Search the material below for the word "this" and copy every line in which it occurs.

Stored data:
· · · · · · ·

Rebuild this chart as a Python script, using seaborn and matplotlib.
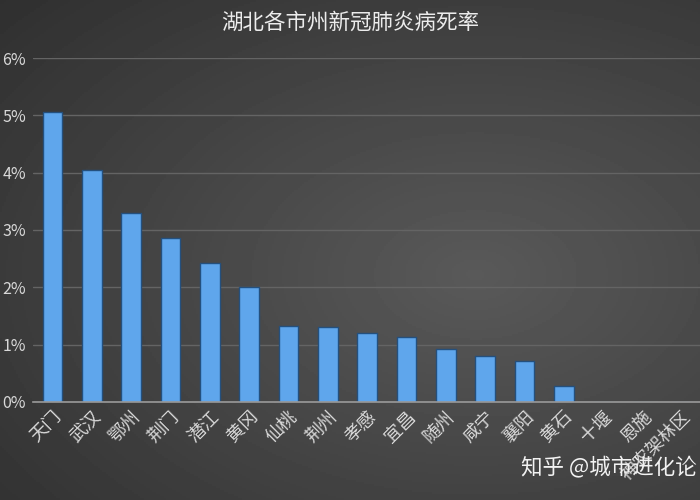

· · · · · · ·

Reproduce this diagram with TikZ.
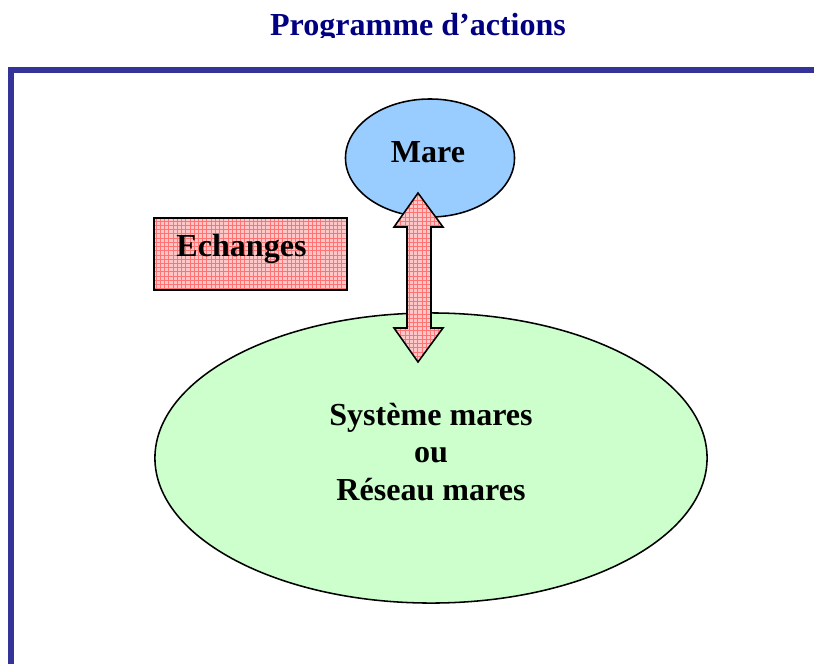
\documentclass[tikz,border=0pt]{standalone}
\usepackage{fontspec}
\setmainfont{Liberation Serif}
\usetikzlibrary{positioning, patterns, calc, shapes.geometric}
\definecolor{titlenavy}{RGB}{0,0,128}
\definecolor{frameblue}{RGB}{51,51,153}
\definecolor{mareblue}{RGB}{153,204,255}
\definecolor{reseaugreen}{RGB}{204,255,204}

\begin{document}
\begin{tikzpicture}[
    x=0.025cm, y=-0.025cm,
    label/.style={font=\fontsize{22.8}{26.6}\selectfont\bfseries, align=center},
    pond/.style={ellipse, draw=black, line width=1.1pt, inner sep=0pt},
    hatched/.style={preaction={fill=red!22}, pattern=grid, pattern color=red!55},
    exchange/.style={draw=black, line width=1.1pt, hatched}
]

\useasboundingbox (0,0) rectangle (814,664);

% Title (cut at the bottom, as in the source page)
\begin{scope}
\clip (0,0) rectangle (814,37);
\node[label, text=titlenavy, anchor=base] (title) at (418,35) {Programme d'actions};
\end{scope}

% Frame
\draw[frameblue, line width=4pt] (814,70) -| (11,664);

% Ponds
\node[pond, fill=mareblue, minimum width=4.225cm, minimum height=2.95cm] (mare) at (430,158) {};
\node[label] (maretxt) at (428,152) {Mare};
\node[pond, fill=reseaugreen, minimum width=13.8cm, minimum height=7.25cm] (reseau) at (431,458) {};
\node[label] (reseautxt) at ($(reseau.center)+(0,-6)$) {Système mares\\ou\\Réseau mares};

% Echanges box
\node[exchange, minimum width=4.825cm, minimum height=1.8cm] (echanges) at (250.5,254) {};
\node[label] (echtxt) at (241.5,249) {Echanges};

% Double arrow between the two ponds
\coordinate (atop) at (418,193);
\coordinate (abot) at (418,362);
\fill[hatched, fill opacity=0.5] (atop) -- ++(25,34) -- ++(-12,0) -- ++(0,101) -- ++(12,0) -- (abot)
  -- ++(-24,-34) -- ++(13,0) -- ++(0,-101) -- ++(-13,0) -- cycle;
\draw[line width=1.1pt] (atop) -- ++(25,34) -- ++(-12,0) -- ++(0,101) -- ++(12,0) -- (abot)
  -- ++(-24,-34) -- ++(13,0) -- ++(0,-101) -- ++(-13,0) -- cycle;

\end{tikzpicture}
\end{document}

· · · · · · ·

Exercise output:
Rebuild this chart as a Python script, using seaborn and matplotlib.
Reproduce this diagram with TikZ.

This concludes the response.